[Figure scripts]
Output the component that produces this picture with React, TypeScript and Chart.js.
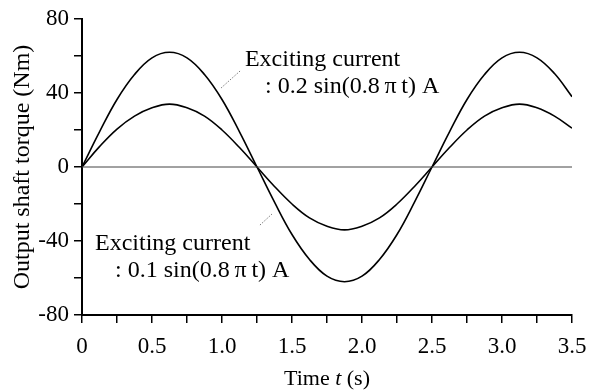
import React, { useEffect, useRef } from 'react';
import { Chart, registerables } from 'chart.js';

Chart.register(...registerables);

// ---- data ----
const times = [
  0, 0.125, 0.25, 0.375, 0.5, 0.625, 0.75, 0.875, 1.0, 1.125, 1.25, 1.375, 1.5, 1.625, 1.75,
  1.875, 2.0, 2.125, 2.25, 2.375, 2.5, 2.625, 2.75, 2.875, 3.0, 3.125, 3.25, 3.375, 3.5,
];
const torqueHigh = [
  0, 19, 36.5, 50, 59, 62, 59, 50, 36.5, 19, 0, -19, -36.5, -50, -59, -62, -59, -50, -36.5,
  -19, 0, 19, 36.5, 50, 59, 62, 59, 50.5, 38,
];
const torqueLow = [
  0, 11, 20.5, 27.5, 32, 34, 32, 27.5, 20, 10.5, 0, -10.5, -20, -27.5, -32, -34, -32, -27.5,
  -20, -10.5, 0, 10.5, 20, 27.5, 32, 34, 32, 27.5, 21,
];
const zeroTimes = [0, 3.5];
const zeroValues = [0, 0];

const xTickLabels = ['0', '0.5', '1.0', '1.5', '2.0', '2.5', '3.0', '3.5'];
const yTickLabels = ['-80', '-40', '0', '40', '80'];

const yTitle = 'Output shaft torque (Nm)';
const xTitleParts = ['Time ', 't', ' (s)'];

const upperLabel = ['Exciting current', ': 0.2 sin(0.8\u2009\u03c0\u2009t) A'];
const upperLabelAt = [
  [1.164, 54.6],
  [1.307, 40],
];
const upperLeader = [
  [1.129, 51.9],
  [0.986, 42.2],
];
const lowerLabel = ['Exciting current', ': 0.1 sin(0.8\u2009\u03c0\u2009t) A'];
const lowerLabelAt = [
  [0.093, -44.9],
  [0.236, -59.5],
];
const lowerLeader = [
  [1.271, -31.4],
  [1.357, -25.4],
];

const FONT = "'Liberation Serif', 'Times New Roman', serif";

const textPlugin = {
  id: 'texts',
  afterDraw(chart: any) {
    const { ctx, scales, chartArea } = chart;
    const xs = scales.x;
    const ys = scales.y;
    ctx.save();
    ctx.fillStyle = '#000';

    // annotations
    ctx.font = `24px ${FONT}`;
    ctx.textAlign = 'left';
    ctx.textBaseline = 'alphabetic';
    const drawLabel = (lines: string[], at: number[][]) => {
      lines.forEach((s, i) => {
        ctx.fillText(s, xs.getPixelForValue(at[i][0]), ys.getPixelForValue(at[i][1]));
      });
    };
    drawLabel(upperLabel, upperLabelAt);
    drawLabel(lowerLabel, lowerLabelAt);

    const drawLeader = (pts: number[][]) => {
      ctx.beginPath();
      ctx.strokeStyle = '#777';
      ctx.lineWidth = 1;
      ctx.setLineDash([1.5, 1.5]);
      ctx.moveTo(xs.getPixelForValue(pts[0][0]), ys.getPixelForValue(pts[0][1]));
      ctx.lineTo(xs.getPixelForValue(pts[1][0]), ys.getPixelForValue(pts[1][1]));
      ctx.stroke();
      ctx.setLineDash([]);
    };
    drawLeader(upperLeader);
    drawLeader(lowerLeader);

    // y title (rotated)
    ctx.save();
    ctx.font = `24px ${FONT}`;
    ctx.translate(23, (chartArea.top + chartArea.bottom) / 2);
    ctx.rotate(-Math.PI / 2);
    ctx.textAlign = 'center';
    ctx.textBaseline = 'middle';
    ctx.fillText(yTitle, 0, 0);
    ctx.restore();

    // x title with italic t
    const fonts = [`22px ${FONT}`, `italic 22px ${FONT}`, `22px ${FONT}`];
    let total = 0;
    const widths = xTitleParts.map((p, i) => {
      ctx.font = fonts[i];
      const w = ctx.measureText(p).width;
      total += w;
      return w;
    });
    let x = (chartArea.left + chartArea.right) / 2 - total / 2;
    ctx.textAlign = 'left';
    ctx.textBaseline = 'alphabetic';
    xTitleParts.forEach((p, i) => {
      ctx.font = fonts[i];
      ctx.fillText(p, x, 385);
      x += widths[i];
    });
    ctx.restore();
  },
};

export default function App() {
  const ref = useRef<HTMLCanvasElement | null>(null);

  useEffect(() => {
    if (!ref.current) return;
    const chart = new Chart(ref.current, {
      type: 'line',
      data: {
        datasets: [
          {
            label: 'zero',
            data: zeroTimes.map((t, i) => ({ x: t, y: zeroValues[i] })),
            borderColor: '#444',
            borderWidth: 1,
            pointRadius: 0,
            tension: 0,
          },
          {
            label: '0.2 A',
            data: times.map((t, i) => ({ x: t, y: torqueHigh[i] })),
            borderColor: '#000',
            borderWidth: 1.6,
            pointRadius: 0,
            tension: 0.4,
          },
          {
            label: '0.1 A',
            data: times.map((t, i) => ({ x: t, y: torqueLow[i] })),
            borderColor: '#000',
            borderWidth: 1.6,
            pointRadius: 0,
            tension: 0.4,
          },
        ],
      },
      options: {
        animation: false,
        responsive: false,
        devicePixelRatio: 1,
        layout: { padding: { top: 19, right: 30, left: 0, bottom: 0 } },
        plugins: {
          legend: { display: false },
          tooltip: { enabled: false },
          title: { display: false },
        },
        scales: {
          x: {
            type: 'linear',
            min: 0,
            max: 3.5,
            afterFit: (s: any) => {
              s.height = 75;
            },
            ticks: {
              stepSize: 0.25,
              autoSkip: false,
              maxRotation: 0,
              color: '#000',
              padding: 10,
              font: { family: FONT, size: 23 },
              callback: (v: any) => {
                const n = Number(v) * 2;
                const i = Math.round(n);
                return Math.abs(n - i) < 1e-6 ? xTickLabels[i] : '';
              },
            },
            grid: {
              drawOnChartArea: false,
              drawTicks: true,
              tickLength: 8,
              color: '#000',
              lineWidth: 1.5,
            },
            border: { display: true, color: '#000', width: 2 },
          },
          y: {
            type: 'linear',
            min: -80,
            max: 80,
            afterFit: (s: any) => {
              s.width = 82;
            },
            ticks: {
              stepSize: 20,
              autoSkip: false,
              color: '#000',
              padding: 5,
              font: { family: FONT, size: 23 },
              callback: (v: any) => {
                const n = (Number(v) + 80) / 40;
                const i = Math.round(n);
                return Math.abs(n - i) < 1e-6 ? yTickLabels[i] : '';
              },
            },
            grid: {
              drawOnChartArea: false,
              drawTicks: true,
              tickLength: 8,
              color: '#000',
              lineWidth: 1.5,
            },
            border: { display: true, color: '#000', width: 2 },
          },
        },
      },
      plugins: [textPlugin],
    });
    return () => chart.destroy();
  }, []);

  return (
    <div style={{ position: 'fixed', left: 0, top: 0, width: 602, height: 390, background: '#fff' }}>
      <canvas ref={ref} width={602} height={390} style={{ width: 602, height: 390, display: 'block' }} />
    </div>
  );
}
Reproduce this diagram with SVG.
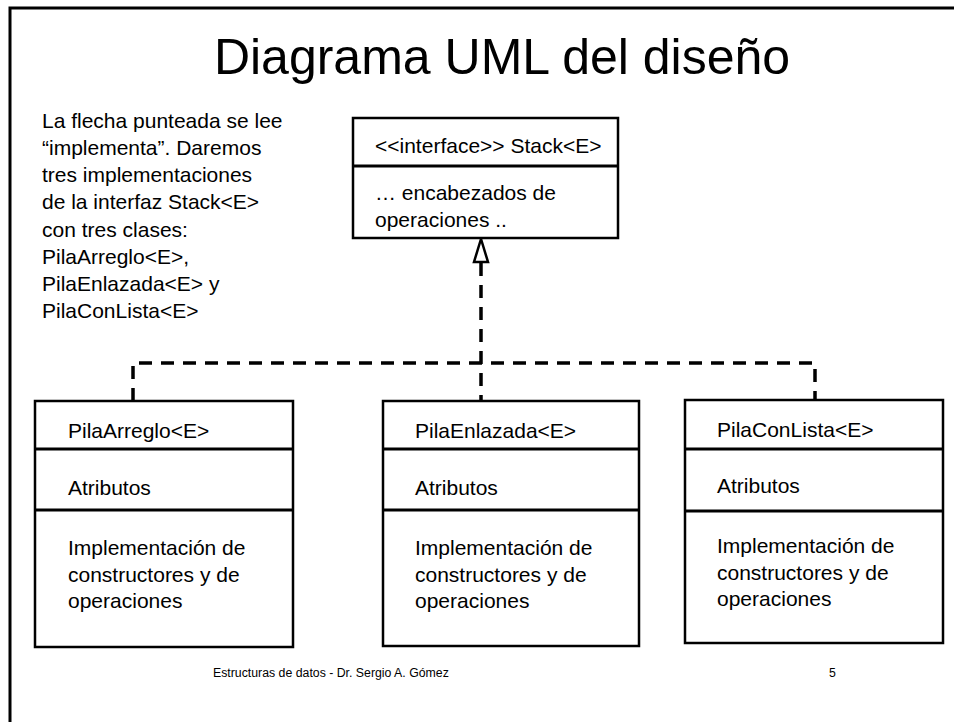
<svg xmlns="http://www.w3.org/2000/svg" width="954" height="722" viewBox="0 0 954 722">
<style>
text{font-family:"Liberation Sans",Arial,sans-serif;fill:#000}
.t{font-size:21px}
.title{font-size:50px;text-anchor:middle}
.foot{font-size:12.3px}
.box{fill:#fff;stroke:#000;stroke-width:2.5}
.div{stroke:#000;stroke-width:3}
.dash{fill:none;stroke:#000;stroke-width:3.5;stroke-dasharray:13 9}
</style>
<rect width="954" height="722" fill="#fff"/>
<path d="M10,722 V8 H954" fill="none" stroke="#000" stroke-width="3"/>
<text class="title" x="502" y="74">Diagrama UML del diseño</text>
<g id="note">
<text class="t" x="42" y="128">La flecha punteada se lee</text>
<text class="t" x="42" y="155">“implementa”. Daremos</text>
<text class="t" x="42" y="182">tres implementaciones</text>
<text class="t" x="42" y="209">de la interfaz Stack&lt;E&gt;</text>
<text class="t" x="42" y="237">con tres clases:</text>
<text class="t" x="42" y="264">PilaArreglo&lt;E&gt;,</text>
<text class="t" x="42" y="291">PilaEnlazada&lt;E&gt; y</text>
<text class="t" x="42" y="318">PilaConLista&lt;E&gt;</text>
</g>
<g id="connectors">
<path class="dash" d="M481,263 V401"/>
<path class="dash" d="M133,401 V363 H815 V401"/>
<polygon points="481,239 474,262 488,262" fill="#fff" stroke="#000" stroke-width="2.5"/>
</g>
<g id="stack">
<rect class="box" x="353" y="118" width="265" height="120"/>
<line class="div" x1="353" y1="166" x2="618" y2="166"/>
<text class="t" x="375" y="153">&lt;&lt;interface&gt;&gt; Stack&lt;E&gt;</text>
<text class="t" x="375" y="200">… encabezados de</text>
<text class="t" x="375" y="227">operaciones ..</text>
</g>
<g id="pilaArreglo">
<rect class="box" x="35" y="401" width="258" height="246"/>
<line class="div" x1="35" y1="449" x2="293" y2="449"/>
<line class="div" x1="35" y1="510" x2="293" y2="510"/>
<text class="t" x="68" y="438">PilaArreglo&lt;E&gt;</text>
<text class="t" x="68" y="495">Atributos</text>
<text class="t" x="68" y="555">Implementación de</text>
<text class="t" x="68" y="582">constructores y de</text>
<text class="t" x="68" y="608">operaciones</text>
</g>
<g id="pilaEnlazada">
<rect class="box" x="383" y="401" width="256" height="245"/>
<line class="div" x1="383" y1="449" x2="639" y2="449"/>
<line class="div" x1="383" y1="510" x2="639" y2="510"/>
<text class="t" x="415" y="438">PilaEnlazada&lt;E&gt;</text>
<text class="t" x="415" y="495">Atributos</text>
<text class="t" x="415" y="555">Implementación de</text>
<text class="t" x="415" y="582">constructores y de</text>
<text class="t" x="415" y="608">operaciones</text>
</g>
<g id="pilaConLista">
<rect class="box" x="685" y="400" width="258" height="243"/>
<line class="div" x1="685" y1="449" x2="943" y2="449"/>
<line class="div" x1="685" y1="511" x2="943" y2="511"/>
<text class="t" x="717" y="437">PilaConLista&lt;E&gt;</text>
<text class="t" x="717" y="493">Atributos</text>
<text class="t" x="717" y="553">Implementación de</text>
<text class="t" x="717" y="580">constructores y de</text>
<text class="t" x="717" y="606">operaciones</text>
</g>
<text class="foot" x="213" y="677">Estructuras de datos - Dr. Sergio A. Gómez</text>
<text class="foot" x="829" y="677">5</text>
</svg>
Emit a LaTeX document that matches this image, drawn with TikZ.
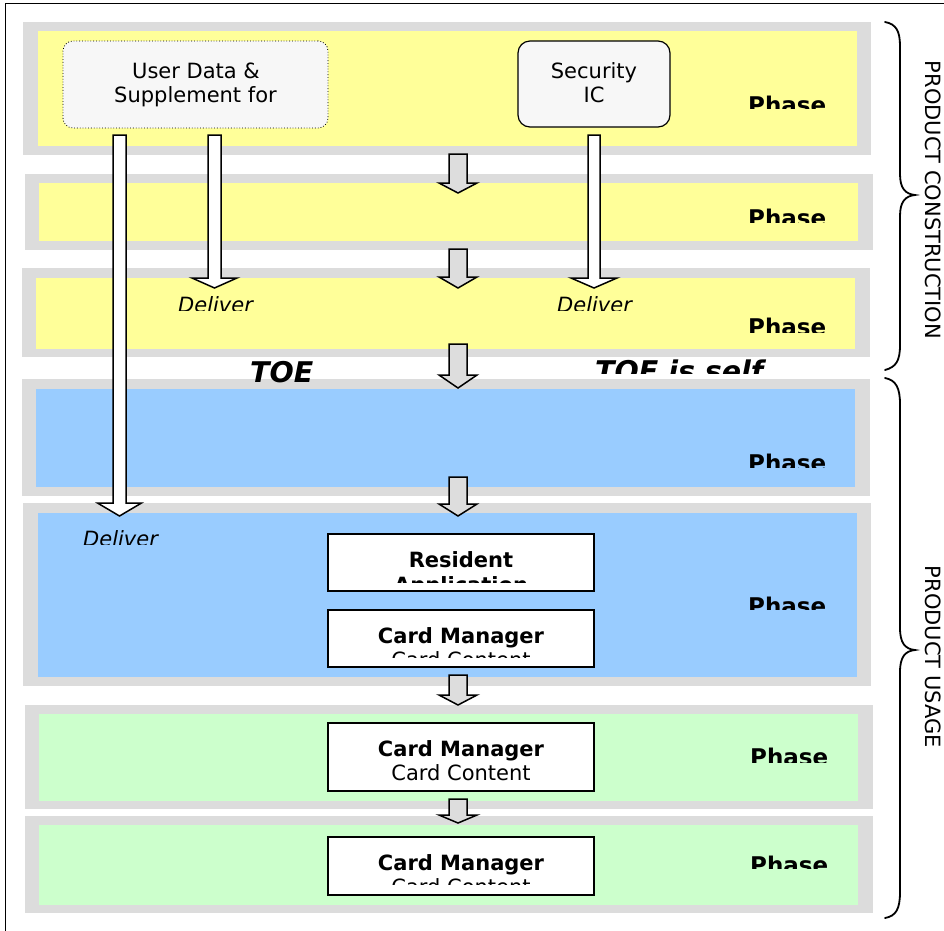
\documentclass[tikz,border=0pt]{standalone}
\usepackage{fontspec}
\setmainfont{DejaVu Sans}[ItalicFont={DejaVu Sans Oblique},BoldFont={DejaVu Sans Bold},BoldItalicFont={DejaVu Sans Bold Oblique}]
\usetikzlibrary{calc}
\definecolor{bandgray}{HTML}{DCDCDC}
\definecolor{yel}{HTML}{FFFF99}
\definecolor{blu}{HTML}{99CCFF}
\definecolor{grn}{HTML}{CCFFCC}
\definecolor{boxfill}{HTML}{F7F7F7}
\definecolor{arrgray}{HTML}{DDDDDD}
\newcommand{\blockarr}[6]{%
  \draw[#1] let \p1=(#2), \p2=(#3) in
    (\x1-#4pt,\y1) -- (\x1+#4pt,\y1) -- (\x1+#4pt,\y2+#6pt) -- (\x1+#5pt,\y2+#6pt)
    -- (\x2,\y2) -- (\x1-#5pt,\y2+#6pt) -- (\x1-#4pt,\y2+#6pt) -- cycle;}
\begin{document}
\begin{tikzpicture}[x=1pt,y=-1pt,line join=miter,
  band/.style={fill=bandgray},
  reg/.style={font=\fontsize{21}{24}\selectfont,inner sep=0pt},
  boldtxt/.style={font=\fontsize{21}{24}\selectfont\bfseries,inner sep=0pt},
  phasetxt/.style={font=\fontsize{23}{27}\selectfont\bfseries,inner sep=0pt,anchor=base west},
  delivtxt/.style={font=\fontsize{21}{24}\selectfont\itshape,inner sep=0pt,anchor=base west},
  toetxt/.style={font=\fontsize{28.5}{32}\selectfont\bfseries\itshape,inner sep=0pt,anchor=base west},
  sidetxt/.style={font=\fontsize{21}{24}\selectfont,inner sep=0pt,anchor=base,rotate=-90},
  whitebox/.style={draw=black,line width=1.5pt,fill=white,inner sep=0pt},
  grayarrow/.style={draw=black,line width=1.5pt,fill=arrgray},
  whitearrow/.style={draw=black,line width=1.5pt,fill=white},
  bracestyle/.style={draw=black,line width=1.8pt,line cap=round}]
\useasboundingbox (0,0) rectangle (944,930);
\clip (0,0) rectangle (944,930);
\fill[white] (0,0) rectangle (944,930);

% phase bands
\fill[band] (23,22) rectangle (871,155);  \fill[yel] (38,31) rectangle (857,146);
\fill[band] (25,174) rectangle (873,250); \fill[yel] (39,183) rectangle (858,241);
\fill[band] (22,268) rectangle (870,357); \fill[yel] (36,278) rectangle (855,349);
\fill[band] (22,379) rectangle (870,496); \fill[blu] (36,389) rectangle (855,487);
\fill[band] (23,503) rectangle (871,686); \fill[blu] (38,513) rectangle (857,677);
\fill[band] (25,705) rectangle (873,809); \fill[grn] (39,714) rectangle (858,801);
\fill[band] (25,816) rectangle (873,913); \fill[grn] (39,825) rectangle (858,905);

% central flow arrows
\coordinate (g1s) at (458,154); \coordinate (g1e) at (458,193);
\coordinate (g2s) at (458,249); \coordinate (g2e) at (458,288);
\coordinate (g3s) at (458,344); \coordinate (g3e) at (458,388);
\coordinate (g4s) at (458,477); \coordinate (g4e) at (458,516);
\coordinate (g5s) at (458,675); \coordinate (g5e) at (458,705);
\coordinate (g6s) at (458,799); \coordinate (g6e) at (458,823);
\blockarr{grayarrow}{g1s}{g1e}{9}{19}{10}
\blockarr{grayarrow}{g2s}{g2e}{9}{19}{11}
\blockarr{grayarrow}{g3s}{g3e}{9}{19}{13}
\blockarr{grayarrow}{g4s}{g4e}{9}{19}{12}
\blockarr{grayarrow}{g5s}{g5e}{9}{19}{10}
\blockarr{grayarrow}{g6s}{g6e}{9}{19}{8}

% top boxes
\node[draw=black,line width=0.8pt,dotted,rounded corners=10pt,fill=boxfill,minimum width=265pt,minimum height=87pt,inner sep=0pt] (ud) at (195.5,84.5) {};
\node[draw=black,line width=1.2pt,rounded corners=12pt,fill=boxfill,minimum width=152pt,minimum height=86pt,inner sep=0pt] (sic) at (594,84) {};
\node[reg,anchor=base] (ud1) at (196,78) {User Data \&};
\node[reg,anchor=base] (ud2) at (195.5,102) {Supplement for};
\node[reg,anchor=base] (sic1) at (594,78) {Security};
\node[reg,anchor=base] (sic2) at (594,102) {IC};

% delivery arrows
\coordinate (wAs) at (119.5,135); \coordinate (wAe) at (119.5,516);
\coordinate (wBs) at (214.5,135); \coordinate (wBe) at (214.5,288);
\coordinate (wCs) at (594,135);   \coordinate (wCe) at (594,288);
\blockarr{whitearrow}{wAs}{wAe}{6.5}{22}{13}
\blockarr{whitearrow}{wBs}{wBe}{6.5}{22.5}{10}
\blockarr{whitearrow}{wCs}{wCe}{6}{23}{10}

% phase labels (clipped)
\begin{scope}\clip (700,60) rectangle (870,108);
\node[phasetxt] (ph1) at (748,113) {Phase};\end{scope}
\begin{scope}\clip (700,190) rectangle (870,222);
\node[phasetxt] (ph2) at (748,226) {Phase};\end{scope}
\begin{scope}\clip (700,300) rectangle (870,332);
\node[phasetxt] (ph3) at (748,335) {Phase};\end{scope}
\begin{scope}\clip (700,430) rectangle (870,467);
\node[phasetxt] (ph4) at (748,471) {Phase};\end{scope}
\begin{scope}\clip (700,570) rectangle (870,609);
\node[phasetxt] (ph5) at (748,614) {Phase};\end{scope}
\begin{scope}\clip (700,720) rectangle (870,762);
\node[phasetxt] (ph6) at (750,765) {Phase};\end{scope}
\begin{scope}\clip (700,830) rectangle (870,868);
\node[phasetxt] (ph7) at (750,873) {Phase};\end{scope}

% deliver labels
\begin{scope}\clip (60,280) rectangle (700,310);
\node[delivtxt] (dv1) at (178,312) {Deliver};
\node[delivtxt] (dv2) at (557,312) {Deliver};\end{scope}
\begin{scope}\clip (60,520) rectangle (300,544);
\node[delivtxt] (dv3) at (83,546) {Deliver};\end{scope}

% TOE labels
\node[toetxt] (toe) at (250,382) {TOE};
\begin{scope}\clip (560,340) rectangle (820,373);
\node[toetxt] (toes) at (595,381) {TOE is self};\end{scope}

% content boxes
\node[whitebox,minimum width=266pt,minimum height=57pt] (res) at (461,562.5) {};
\node[boldtxt,anchor=base] (res1) at (461,567) {Resident};
\begin{scope}\clip (330,560) rectangle (592,582);
\node[boldtxt,anchor=base] (res2) at (461,592) {Application};\end{scope}

\node[whitebox,minimum width=266pt,minimum height=57pt] (cm5) at (461,638.5) {};
\node[boldtxt,anchor=base] (cm5a) at (461,643) {Card Manager};
\begin{scope}\clip (330,640) rectangle (592,657);
\node[reg,anchor=base] (cm5b) at (461,667) {Card Content};\end{scope}

\node[whitebox,minimum width=266pt,minimum height=68pt] (cm6) at (461,757) {};
\node[boldtxt,anchor=base] (cm6a) at (461,756) {Card Manager};
\node[reg,anchor=base] (cm6b) at (461,780) {Card Content};

\node[whitebox,minimum width=266pt,minimum height=58pt] (cm7) at (461,866) {};
\node[boldtxt,anchor=base] (cm7a) at (461,870) {Card Manager};
\begin{scope}\clip (330,860) rectangle (592,884);
\node[reg,anchor=base] (cm7b) at (461,894) {Card Content};\end{scope}

% braces
\draw[bracestyle] (885,22) .. controls (896,24) and (900,31) .. (900,46) -- (900,174)
  .. controls (900,188) and (905,194) .. (915,195)
  .. controls (905,196) and (900,202) .. (900,216) -- (900,345)
  .. controls (900,361) and (896,367) .. (885,370);
\draw[bracestyle] (885,378) .. controls (896,380) and (900,388) .. (900,404) -- (900,628)
  .. controls (900,643) and (905,649) .. (915,650)
  .. controls (905,651) and (900,657) .. (900,672) -- (900,892)
  .. controls (900,909) and (896,916) .. (885,918);
\node[sidetxt] (pc) at (925,200) {PRODUCT CONSTRUCTION};
\node[sidetxt] (pu) at (925,657) {PRODUCT USAGE};

% outer frame
\draw[line width=1.5pt] (5.5,3.5) rectangle (980,980);
\end{tikzpicture}
\end{document}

**EXERCISE TASK**
Print exactly the first line of the entries and every line after it through the one that contains "ctx.fillStyle = '#000';", leaving the pictures out.

**WRITTEN RESPONSE**
Output the component that produces this picture with React, TypeScript and Chart.js.
import React, { useEffect, useRef } from 'react';
import { Chart, registerables } from 'chart.js';

Chart.register(...registerables);

// ---- data ----
const times = [
  0, 0.125, 0.25, 0.375, 0.5, 0.625, 0.75, 0.875, 1.0, 1.125, 1.25, 1.375, 1.5, 1.625, 1.75,
  1.875, 2.0, 2.125, 2.25, 2.375, 2.5, 2.625, 2.75, 2.875, 3.0, 3.125, 3.25, 3.375, 3.5,
];
const torqueHigh = [
  0, 19, 36.5, 50, 59, 62, 59, 50, 36.5, 19, 0, -19, -36.5, -50, -59, -62, -59, -50, -36.5,
  -19, 0, 19, 36.5, 50, 59, 62, 59, 50.5, 38,
];
const torqueLow = [
  0, 11, 20.5, 27.5, 32, 34, 32, 27.5, 20, 10.5, 0, -10.5, -20, -27.5, -32, -34, -32, -27.5,
  -20, -10.5, 0, 10.5, 20, 27.5, 32, 34, 32, 27.5, 21,
];
const zeroTimes = [0, 3.5];
const zeroValues = [0, 0];

const xTickLabels = ['0', '0.5', '1.0', '1.5', '2.0', '2.5', '3.0', '3.5'];
const yTickLabels = ['-80', '-40', '0', '40', '80'];

const yTitle = 'Output shaft torque (Nm)';
const xTitleParts = ['Time ', 't', ' (s)'];

const upperLabel = ['Exciting current', ': 0.2 sin(0.8\u2009\u03c0\u2009t) A'];
const upperLabelAt = [
  [1.164, 54.6],
  [1.307, 40],
];
const upperLeader = [
  [1.129, 51.9],
  [0.986, 42.2],
];
const lowerLabel = ['Exciting current', ': 0.1 sin(0.8\u2009\u03c0\u2009t) A'];
const lowerLabelAt = [
  [0.093, -44.9],
  [0.236, -59.5],
];
const lowerLeader = [
  [1.271, -31.4],
  [1.357, -25.4],
];

const FONT = "'Liberation Serif', 'Times New Roman', serif";

const textPlugin = {
  id: 'texts',
  afterDraw(chart: any) {
    const { ctx, scales, chartArea } = chart;
    const xs = scales.x;
    const ys = scales.y;
    ctx.save();
    ctx.fillStyle = '#000';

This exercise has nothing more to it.